§ **DATASET EXCERPT**
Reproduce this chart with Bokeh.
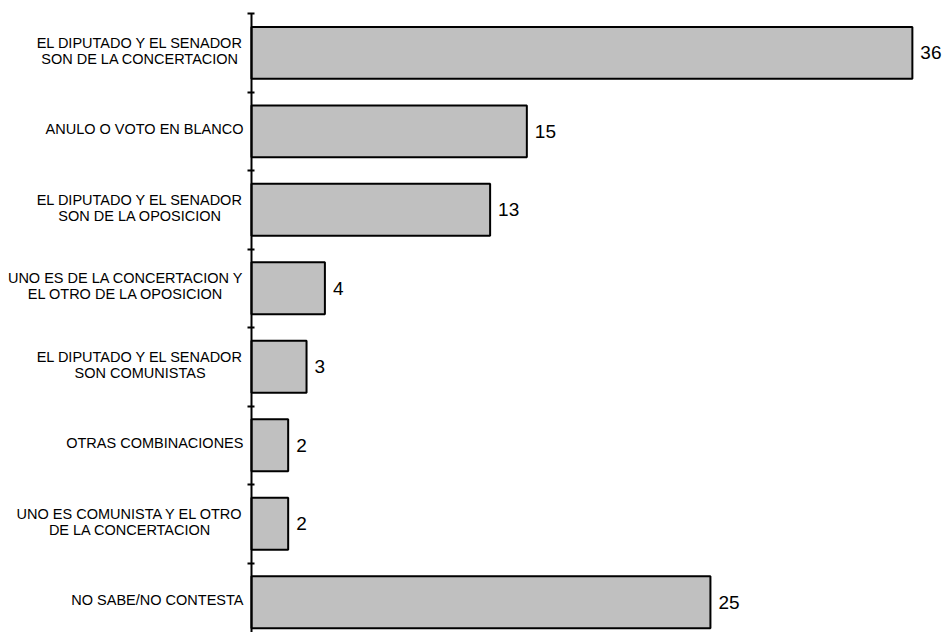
from bokeh.plotting import figure
from bokeh.models import Range1d, LinearAxis, FixedTicker, ColumnDataSource
from bokeh.core.properties import value
from bokeh.embed import file_html
from bokeh.resources import INLINE

categories = [
    "EL DIPUTADO Y EL SENADOR\nSON DE LA CONCERTACION",
    "ANULO O VOTO EN BLANCO",
    "EL DIPUTADO Y EL SENADOR\nSON DE LA OPOSICION",
    "UNO ES DE LA CONCERTACION Y\nEL OTRO DE LA OPOSICION",
    "EL DIPUTADO Y EL SENADOR\nSON COMUNISTAS",
    "OTRAS COMBINACIONES",
    "UNO ES COMUNISTA Y EL OTRO\nDE LA CONCERTACION",
    "NO SABE/NO CONTESTA",
]
values = [36, 15, 13, 4, 3, 2, 2, 25]

positions = [i + 0.5 for i in range(len(categories))]
boundaries = list(range(len(categories) + 1))

src = ColumnDataSource(dict(y=positions, v=values, lbl=[str(v) for v in values],
                            cat=categories, zero=[0] * len(values)))

p = figure(width=944, height=632, output_backend="svg", toolbar_location=None,
           x_range=Range1d(-13.67, 37.75), y_range=Range1d(7.885, -0.166),
           min_border_left=0, min_border_top=0, min_border_bottom=0, min_border_right=0,
           x_axis_type=None, y_axis_type=None)
p.outline_line_color = None
p.xgrid.visible = False
p.ygrid.visible = False

p.hbar(y="y", right="v", left=0, height=0.66, source=src,
       fill_color="#C0C0C0", line_color="black", line_width=2)

ax = LinearAxis(ticker=FixedTicker(ticks=boundaries, minor_ticks=[]),
                fixed_location=0, bounds=(0, 8))
ax.axis_line_width = 2
ax.axis_line_color = "black"
ax.major_tick_line_width = 2
ax.major_tick_out = 4
ax.major_tick_in = 3
ax.major_label_text_font_size = "0px"
ax.major_label_text_color = None
ax.major_label_standoff = 0
p.add_layout(ax, "left")

p.text(x="zero", y="y", text="cat", source=src, x_offset=-8, y_offset=-2,
       text_align="center", anchor=value("center_right"), text_baseline="middle",
       text_font=value("Liberation Sans"), text_font_size="14.5px",
       text_color="black", text_line_height=1.0)

p.text(x="v", y="y", text="lbl", source=src, x_offset=8,
       text_align="left", text_baseline="middle",
       text_font=value("Liberation Sans"), text_font_size="19px",
       text_color="black")

open("out.html", "w").write(file_html(p, INLINE))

§ **REQUIREMENT**
Extract all the data above exactly, excluding every picture.

§ **COMPLETED TASK**
Reproduce this chart with Bokeh.
from bokeh.plotting import figure
from bokeh.models import Range1d, LinearAxis, FixedTicker, ColumnDataSource
from bokeh.core.properties import value
from bokeh.embed import file_html
from bokeh.resources import INLINE

categories = [
    "EL DIPUTADO Y EL SENADOR\nSON DE LA CONCERTACION",
    "ANULO O VOTO EN BLANCO",
    "EL DIPUTADO Y EL SENADOR\nSON DE LA OPOSICION",
    "UNO ES DE LA CONCERTACION Y\nEL OTRO DE LA OPOSICION",
    "EL DIPUTADO Y EL SENADOR\nSON COMUNISTAS",
    "OTRAS COMBINACIONES",
    "UNO ES COMUNISTA Y EL OTRO\nDE LA CONCERTACION",
    "NO SABE/NO CONTESTA",
]
values = [36, 15, 13, 4, 3, 2, 2, 25]

positions = [i + 0.5 for i in range(len(categories))]
boundaries = list(range(len(categories) + 1))

src = ColumnDataSource(dict(y=positions, v=values, lbl=[str(v) for v in values],
                            cat=categories, zero=[0] * len(values)))

p = figure(width=944, height=632, output_backend="svg", toolbar_location=None,
           x_range=Range1d(-13.67, 37.75), y_range=Range1d(7.885, -0.166),
           min_border_left=0, min_border_top=0, min_border_bottom=0, min_border_right=0,
           x_axis_type=None, y_axis_type=None)
p.outline_line_color = None
p.xgrid.visible = False
p.ygrid.visible = False

p.hbar(y="y", right="v", left=0, height=0.66, source=src,
       fill_color="#C0C0C0", line_color="black", line_width=2)

ax = LinearAxis(ticker=FixedTicker(ticks=boundaries, minor_ticks=[]),
                fixed_location=0, bounds=(0, 8))
ax.axis_line_width = 2
ax.axis_line_color = "black"
ax.major_tick_line_width = 2
ax.major_tick_out = 4
ax.major_tick_in = 3
ax.major_label_text_font_size = "0px"
ax.major_label_text_color = None
ax.major_label_standoff = 0
p.add_layout(ax, "left")

p.text(x="zero", y="y", text="cat", source=src, x_offset=-8, y_offset=-2,
       text_align="center", anchor=value("center_right"), text_baseline="middle",
       text_font=value("Liberation Sans"), text_font_size="14.5px",
       text_color="black", text_line_height=1.0)

p.text(x="v", y="y", text="lbl", source=src, x_offset=8,
       text_align="left", text_baseline="middle",
       text_font=value("Liberation Sans"), text_font_size="19px",
       text_color="black")

open("out.html", "w").write(file_html(p, INLINE))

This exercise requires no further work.